WORK TO BE COMPLETED: Write out the full listing exactly as given, minus the images.

SOURCE MATERIAL:

* Start *

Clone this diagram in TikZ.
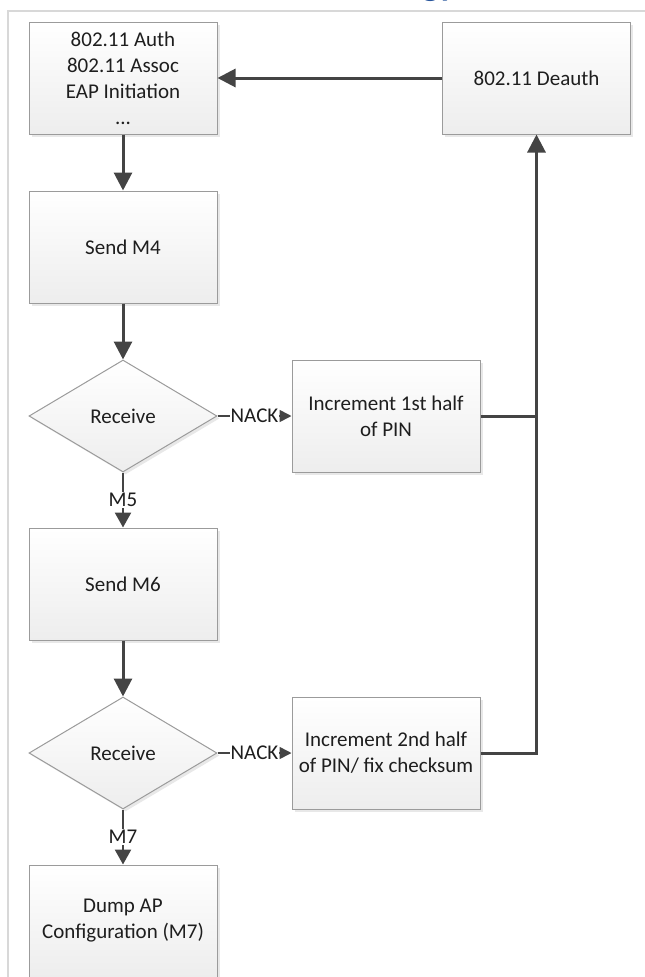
\documentclass[tikz,border=0pt]{standalone}
\usepackage{fontspec}
\setmainfont{Carlito}
\usepackage{xcolor}
\usetikzlibrary{shapes.geometric,arrows.meta,shadows}

\definecolor{linegray}{RGB}{68,68,68}
\definecolor{boxgray}{RGB}{155,155,155}
\definecolor{framegray}{RGB}{216,216,216}
\definecolor{titleblue}{RGB}{41,86,156}
\definecolor{textgray}{RGB}{30,30,30}

\tikzset{
  box/.style={draw=boxgray, line width=1pt, top color=white, bottom color=black!7,
    minimum width=188pt, minimum height=112pt, align=center, text=textgray,
    font=\fontsize{21}{26}\selectfont,
    drop shadow={opacity=0.18, shadow xshift=2.5pt, shadow yshift=-2.5pt}},
  decision/.style={box, diamond, aspect=1.68, inner sep=0pt},
  flow/.style={draw=linegray, line width=3pt, -{Triangle[length=18pt,width=18pt]}},
  answer/.style={draw=linegray, line width=2.6pt, -{Triangle[length=15pt,width=16pt]}},
  nack/.style={draw=linegray, line width=1.6pt, -{Triangle[length=12pt,width=12pt]}},
  link/.style={draw=linegray, line width=3pt},
  lbl/.style={fill=white, inner sep=1pt, text=textgray, font=\fontsize{21}{26}\selectfont}
}

\begin{document}
\begin{tikzpicture}[x=1pt,y=-1pt]
\useasboundingbox (0,0) rectangle (645,977);

\draw[framegray, line width=2pt] (8,990) -- (8,11) -- (660,11);
\node[anchor=base west, inner sep=0pt, text=titleblue, font=\fontsize{36}{40}\selectfont\bfseries] (0) at (422,-4.8) {gy};

\node[box] (1) at (123,78) {802.11 Auth\\802.11 Assoc\\EAP Initiation\\...};
\node[box] (2) at (536.5,78) {802.11 Deauth};
\node[box] (3) at (123,247) {Send M4};
\node[decision] (4) at (123,416) {Receive};
\node[box] (5) at (386,416) {Increment 1st half\\of PIN};
\node[box] (6) at (123,584) {Send M6};
\node[decision] (7) at (123,753) {Receive};
\node[box] (8) at (386,753) {Increment 2nd half\\of PIN/ fix checksum};
\node[box] (9) at (123,921) {Dump AP\\Configuration (M7)};

\draw[flow] (2)--(1);
\draw[flow] (1)--(3);
\draw[flow] (3)--(4);
\draw[nack] (4)--(5) node[lbl,midway]{NACK};
\draw[answer] (4)--(6) node[lbl,midway]{M5};
\draw[flow] (6)--(7);
\draw[nack] (7)--(8) node[lbl,midway]{NACK};
\draw[answer] (7)--(9) node[lbl,midway]{M7};
\draw[link] (5)--(5 -| 2);
\draw[flow] (8)-|(2);

\end{tikzpicture}
\end{document}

* End *

TASK OUTPUT:
Clone this diagram in TikZ.
\documentclass[tikz,border=0pt]{standalone}
\usepackage{fontspec}
\setmainfont{Carlito}
\usepackage{xcolor}
\usetikzlibrary{shapes.geometric,arrows.meta,shadows}

\definecolor{linegray}{RGB}{68,68,68}
\definecolor{boxgray}{RGB}{155,155,155}
\definecolor{framegray}{RGB}{216,216,216}
\definecolor{titleblue}{RGB}{41,86,156}
\definecolor{textgray}{RGB}{30,30,30}

\tikzset{
  box/.style={draw=boxgray, line width=1pt, top color=white, bottom color=black!7,
    minimum width=188pt, minimum height=112pt, align=center, text=textgray,
    font=\fontsize{21}{26}\selectfont,
    drop shadow={opacity=0.18, shadow xshift=2.5pt, shadow yshift=-2.5pt}},
  decision/.style={box, diamond, aspect=1.68, inner sep=0pt},
  flow/.style={draw=linegray, line width=3pt, -{Triangle[length=18pt,width=18pt]}},
  answer/.style={draw=linegray, line width=2.6pt, -{Triangle[length=15pt,width=16pt]}},
  nack/.style={draw=linegray, line width=1.6pt, -{Triangle[length=12pt,width=12pt]}},
  link/.style={draw=linegray, line width=3pt},
  lbl/.style={fill=white, inner sep=1pt, text=textgray, font=\fontsize{21}{26}\selectfont}
}

\begin{document}
\begin{tikzpicture}[x=1pt,y=-1pt]
\useasboundingbox (0,0) rectangle (645,977);

\draw[framegray, line width=2pt] (8,990) -- (8,11) -- (660,11);
\node[anchor=base west, inner sep=0pt, text=titleblue, font=\fontsize{36}{40}\selectfont\bfseries] (0) at (422,-4.8) {gy};

\node[box] (1) at (123,78) {802.11 Auth\\802.11 Assoc\\EAP Initiation\\...};
\node[box] (2) at (536.5,78) {802.11 Deauth};
\node[box] (3) at (123,247) {Send M4};
\node[decision] (4) at (123,416) {Receive};
\node[box] (5) at (386,416) {Increment 1st half\\of PIN};
\node[box] (6) at (123,584) {Send M6};
\node[decision] (7) at (123,753) {Receive};
\node[box] (8) at (386,753) {Increment 2nd half\\of PIN/ fix checksum};
\node[box] (9) at (123,921) {Dump AP\\Configuration (M7)};

\draw[flow] (2)--(1);
\draw[flow] (1)--(3);
\draw[flow] (3)--(4);
\draw[nack] (4)--(5) node[lbl,midway]{NACK};
\draw[answer] (4)--(6) node[lbl,midway]{M5};
\draw[flow] (6)--(7);
\draw[nack] (7)--(8) node[lbl,midway]{NACK};
\draw[answer] (7)--(9) node[lbl,midway]{M7};
\draw[link] (5)--(5 -| 2);
\draw[flow] (8)-|(2);

\end{tikzpicture}
\end{document}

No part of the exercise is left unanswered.